** INPUT MATERIAL **
====================

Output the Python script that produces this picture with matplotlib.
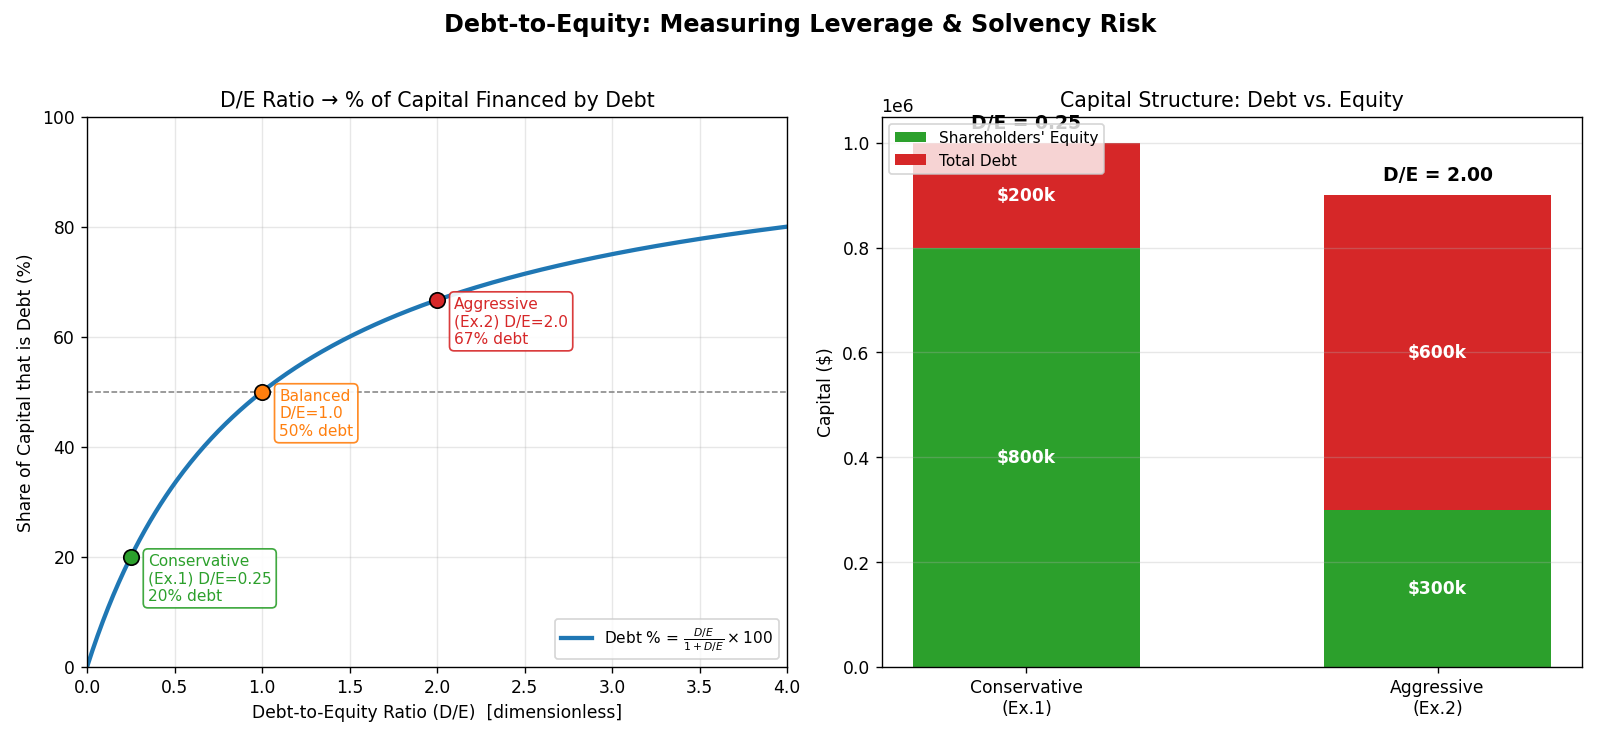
import numpy as np
from matplotlib import pyplot as plt

# curve data (D/E -> share of capital that is debt)
de_curve = np.linspace(0, 4, 400)
debt_share = de_curve / (1 + de_curve) * 100

# highlighted examples
point_de = [0.25, 1.0, 2.0]
point_pct = [20, 50, 66.7]
point_colors = ['#2ca02c', '#ff7f0e', '#d62728']
point_texts = ['Conservative\n(Ex.1) D/E=0.25\n20% debt',
               'Balanced\nD/E=1.0\n50% debt',
               'Aggressive\n(Ex.2) D/E=2.0\n67% debt']

# capital structure
companies = ['Conservative\n(Ex.1)', 'Aggressive\n(Ex.2)']
equity = [800000, 300000]
debt = [200000, 600000]
equity_labels = ['$800k', '$300k']
debt_labels = ['$200k', '$600k']
de_labels = ['D/E = 0.25', 'D/E = 2.00']

fig = plt.figure(figsize=(13, 6), dpi=1600 / 13)
ax1 = fig.add_axes([0.0544, 0.0962, 0.4375, 0.7453])
ax2 = fig.add_axes([0.551, 0.0962, 0.438, 0.7453])

fig.suptitle('Debt-to-Equity: Measuring Leverage & Solvency Risk',
             fontsize=14, fontweight='bold', y=0.982)

# left panel
ax1.plot(de_curve, debt_share, color='#1f77b4', lw=2.5,
         label=r'Debt % = $\frac{D/E}{1+D/E}\times 100$')
ax1.axhline(50, color='gray', ls='--', lw=0.9)
for x, y, c, t in zip(point_de, point_pct, point_colors, point_texts):
    ax1.plot(x, y, 'o', ms=9, color=c, mec='black', mew=1, zorder=5)
    ax1.annotate(t, (x, y), xytext=(10, 2), textcoords='offset points',
                 ha='left', va='top', fontsize=9, color=c,
                 bbox=dict(boxstyle='round,pad=0.3', fc='white', ec=c, alpha=0.9))
ax1.set_xlim(0, 4)
ax1.set_ylim(0, 100)
ax1.set_xlabel('Debt-to-Equity Ratio (D/E)  [dimensionless]', fontsize=10)
ax1.set_ylabel('Share of Capital that is Debt (%)', fontsize=10)
ax1.set_title('D/E Ratio → % of Capital Financed by Debt', fontsize=12)
ax1.grid(alpha=0.3)
ax1.legend(loc='lower right', fontsize=9)

# right panel
x = np.arange(len(companies))
ax2.bar(x, equity, 0.55, color='#2ca02c', label="Shareholders' Equity")
ax2.bar(x, debt, 0.55, bottom=equity, color='#d62728', label='Total Debt')
for i in range(len(companies)):
    ax2.text(x[i], equity[i] / 2, equity_labels[i], ha='center', va='center',
             color='white', fontweight='bold', fontsize=10)
    ax2.text(x[i], equity[i] + debt[i] / 2, debt_labels[i], ha='center', va='center',
             color='white', fontweight='bold', fontsize=10)
    ax2.text(x[i], equity[i] + debt[i] + 20000, de_labels[i], ha='center', va='bottom',
             fontweight='bold', fontsize=11)
ax2.set_xticks(x)
ax2.set_xticklabels(companies, fontsize=10)
ax2.set_ylabel('Capital ($)', fontsize=10)
ax2.set_title('Capital Structure: Debt vs. Equity', fontsize=12)
ax2.grid(axis='y', alpha=0.3)
ax2.legend(loc='upper left', fontsize=9)

fig.savefig('out.png', dpi=1600 / 13)
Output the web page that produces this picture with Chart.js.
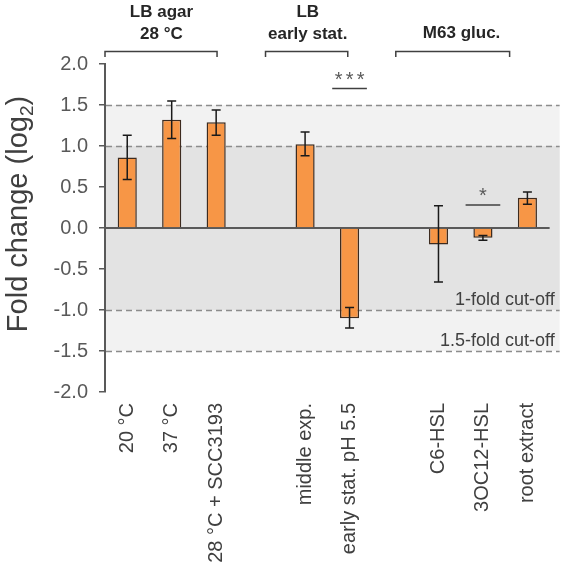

====================

** INSTRUCTIONS FOR THE TASK **
How many lines of the data hold the string "this"? Reply with the number alone.

** FINAL RESULT **
2